MIND hostel, Abergavenny
He was not in the hospital in Wales for long and got a place in a MIND hostel in Abergavenny. This was rather an odd situation because Mike was still the Vice Chair for the national organisation. So the staff thought he was some sought of pseudo-resident checking up on their efficiency and the other residents didn’t know what to think of him.
Mental Health Conference, Mexico
Around this time Mike attended one of the largest world mental health conferences in Mexico. There were some 2,300 delegates there.
Return from Mexico
When he got back he was homeless and set about getting official homeless status back in Ealing. He returns to the same homeless hostel that he lived in seven years earlier, by now it was very shabby and rundown. He eventually moved via the YMCA and a few short stays in hospital to his present flat in Ealing.
More reflections on psychiatry and asylum
Mike goes on to talk about the prospects of being sectioned again dealing with social workers and the police and the lack of community relationship.

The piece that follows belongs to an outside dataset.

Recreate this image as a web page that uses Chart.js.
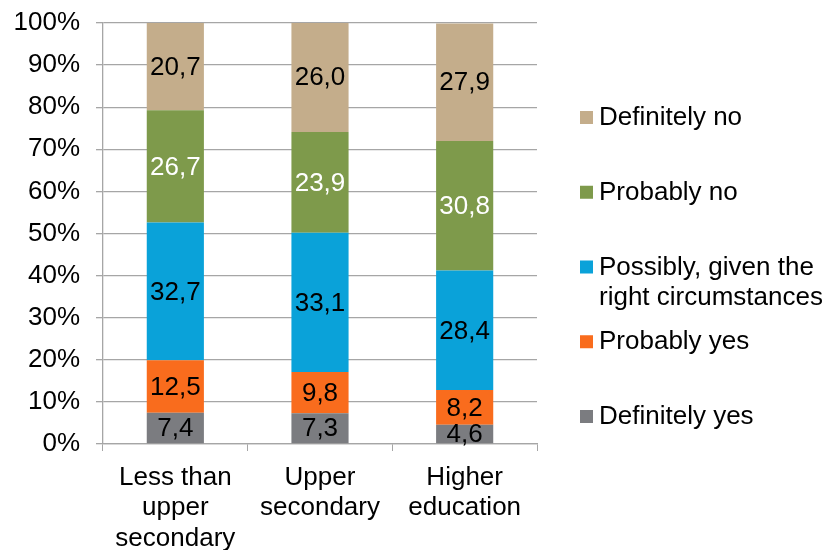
<!DOCTYPE html>
<html>
<head>
<meta charset="utf-8">
<script src="https://cdn.jsdelivr.net/npm/chart.js@4/dist/chart.umd.min.js"></script>
<style>
  html, body { margin: 0; padding: 0; background: #fff; }
  #wrap { width: 830px; height: 550px; }
</style>
</head>
<body>
<div id="wrap"><canvas id="chart" width="830" height="550"></canvas></div>
<script>
const categories = [["Less than", "upper", "secondary"], ["Upper", "secondary"], ["Higher", "education"]];

const definitelyYes = [7.4, 7.3, 4.6];
const probablyYes = [12.5, 9.8, 8.2];
const possibly = [32.7, 33.1, 28.4];
const probablyNo = [26.7, 23.9, 30.8];
const definitelyNo = [20.7, 26.0, 27.9];

const fontFamily = "'Liberation Sans', Arial, sans-serif";
const fontSize = 26;
const gridGray = "#a6a6a6";

function series(label, data, color, textColor) {
  return {
    label, data,
    backgroundColor: color,
    labelColor: textColor,
    borderWidth: 0,
    categoryPercentage: 1,
    barPercentage: 0.395,
  };
}

const valueLabels = {
  id: "valueLabels",
  afterDatasetsDraw(chart) {
    const ctx = chart.ctx;
    ctx.save();
    ctx.font = fontSize + "px " + fontFamily;
    ctx.textAlign = "center";
    ctx.textBaseline = "middle";
    chart.data.datasets.forEach((ds, i) => {
      const meta = chart.getDatasetMeta(i);
      meta.data.forEach((bar, j) => {
        const y = (bar.y + bar.base) / 2;
        ctx.fillStyle = ds.labelColor;
        ctx.fillText(ds.data[j].toFixed(1).replace(".", ","), bar.x, y + 1);
      });
    });
    ctx.restore();
  },
};

const sideLegend = {
  id: "sideLegend",
  afterDraw(chart) {
    const ctx = chart.ctx;
    ctx.save();
    ctx.font = fontSize + "px " + fontFamily;
    ctx.textBaseline = "middle";
    const items = chart.data.datasets.slice().reverse();
    const x0 = 580, y0 = 117, step = 74.75, lineH = 30, maxW = 235;
    items.forEach((ds, k) => {
      const y = y0 + k * step;
      ctx.fillStyle = ds.backgroundColor;
      ctx.fillRect(x0, y - 6, 13, 13);
      const words = ds.label.split(" ");
      const lines = [];
      let cur = "";
      words.forEach(w => {
        const t = cur ? cur + " " + w : w;
        if (ctx.measureText(t).width > maxW && cur) { lines.push(cur); cur = w; }
        else cur = t;
      });
      lines.push(cur);
      ctx.fillStyle = "#000";
      lines.forEach((ln, li) => ctx.fillText(ln, x0 + 19, y + 1 + li * lineH));
    });
    ctx.restore();
  },
};

new Chart(document.getElementById("chart"), {
  type: "bar",
  data: {
    labels: categories,
    datasets: [
      series("Definitely yes", definitelyYes, "#7b7c80", "#000"),
      series("Probably yes", probablyYes, "#f96c1d", "#000"),
      series("Possibly, given the right circumstances", possibly, "#0aa2d9", "#000"),
      series("Probably no", probablyNo, "#7e9a4b", "#fff"),
      series("Definitely no", definitelyNo, "#c4ad8b", "#000"),
    ],
  },
  options: {
    responsive: false,
    animation: false,
    layout: { padding: { top: 23, right: 293, left: 0, bottom: 0 } },
    plugins: {
      legend: { display: false },
      tooltip: { enabled: false },
    },
    scales: {
      x: {
        stacked: true,
        grid: { display: true, drawOnChartArea: false, drawTicks: true, tickLength: 7, color: gridGray, offset: true },
        border: { color: gridGray, width: 1.3 },
        ticks: { color: "#000", font: { family: fontFamily, size: fontSize, lineHeight: 1.16 }, padding: 12, maxRotation: 0 },
        afterFit(axis) { axis.height = 106; axis.paddingLeft = 0; axis.paddingRight = 0; },
      },
      y: {
        stacked: true,
        min: 0, max: 100,
        grid: { color: gridGray, lineWidth: 1.3, tickLength: 7 },
        border: { color: gridGray, width: 1.3 },
        ticks: {
          stepSize: 10,
          color: "#000",
          padding: 16,
          font: { family: fontFamily, size: fontSize },
          callback: v => v + "%",
        },
        afterFit(axis) { axis.width = 103; axis.paddingTop = 0; axis.paddingBottom = 0; },
      },
    },
  },
  plugins: [valueLabels, sideLegend],
});
</script>
</body>
</html>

Mike believes that nobody has a politically free opinion, including doctors and you can find yourself locked up for reasons other than you mental health. This is the problem of the Doctor dependent Diagnosis. All the treatment that psychiatry has given him he does not want to be rehabilitated which he sees more like reprocessing in practice. Rather he wants more space to operate on the margins of society.
Dreams of asylum
‘If I had a lot of money I would buy a place like Napsbury and turn into an inclusive healing village where psychiatry was not allowed. This would be open to anyone that follows the rules of non-violence and kindred compassion. I want to live in a community that electively cares. That’s my dream... I think what makes a person old is dogma, but it is good to try and find out along as you never do find out... Where there is life there is hope. Mike then finishes with some biophonic chanting.